Let me break in here and remind readers that the ActBlue thermometer on the right is meant to make it easy for potential contributors to send campaign funds-- whether $10 or $100 or $1,000 to well-vetted progressives like Adam Christensen in Florida. Liam O'Mara in southern California, and Mike Siegel and Julie Oliver in Texas, 4 candidates on the cutting edge of flipping "safe" red seats in the Sun Belt, all in districts that Trump won in 2016 because of suburban voters-- who have now become distinctly unenamoured of him since then. These are shifting districts and if Cammack, Calvert, McCaul and Williams are unattractive candidates-- and are they ever-- Christensen, O'Mara, Siegel and Oliver are as good as democracy can serve up.

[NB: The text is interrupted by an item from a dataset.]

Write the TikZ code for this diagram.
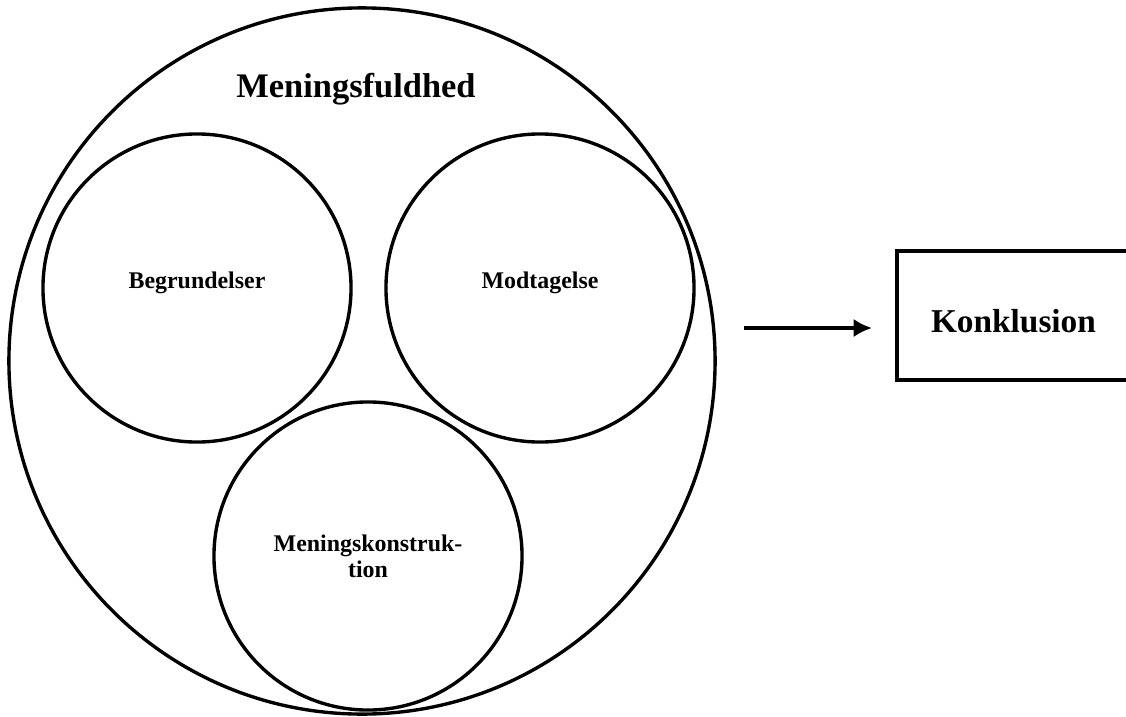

Democrats did well in the Sun Belt in 2018, winning Republican seats across the region and coming very close in others that are highly competitive right now. Martin and Burns wrote that "Now Republicans are at risk of that wave cresting again, and even higher... [I]f Mr. Trump loses across the South and West, it would force a much deeper introspection on the right about Trump and Trumpism-- and their electoral future in the fastest-growing and most diverse part of the country."

Polls show the presidential race in Texas is effectively tied, and congressional polling for both parties has found Mr. Biden running up significant leads across the state’s once-red suburbs. A Biden victory there could be transformational, providing Democrats an opportunity to enlarge their House majority, shape redistricting and deliver a devastating psychological blow to Republicans. “Texas is really Biden’s to lose if he invests now, and that must include his time and presence in the state,” [Beto] O’Rourke said in an interview. “He can not only win our 38 electoral votes but really help down ballot Democrats, lock in our maps for 10 years, deny Trump the chance to declare victory illegally and send Trumpism on the run.” ... Biden is increasing his ad spending in the state and is expected to dispatch his wife, Jill, and his running mate, Senator Kamala Harris, there in the coming days, according to Democrats familiar with the planning. Texas’s growth has been explosive: Over 1.5 million new voters have registered since 2016, a third of them in the diverse, transplant-filled counties that include San Antonio, Houston and Austin. The anger toward Mr. Trump has emboldened Democratic candidates to run more audacious campaigns. In a Dallas-area House district held by a Republican who’s retiring, the Democratic Party is sending mailers telling voters that their nominee will “stand up to President Trump.” Senator John Cornyn, running for re-election, has lamented privately that Mr. Trump is stuck in the low 40s in polling, holding back other Republicans, people familiar with his comments said.

"We're in the middle of a pandemic that has killed hundreds of thousands of people," Julie Oliver reminded me this morning with an effective message she's using across her district. "Many of our kids' schools are still closed. Women are having to leave their jobs. We've lost millions of jobs. And meanwhile, both Donald Trump and Roger Williams have consistently put themselves and their financial interests before the people in Texas. This presidency has been an unmitigated failure-- and Roger Williams has enabled him, every step of the way."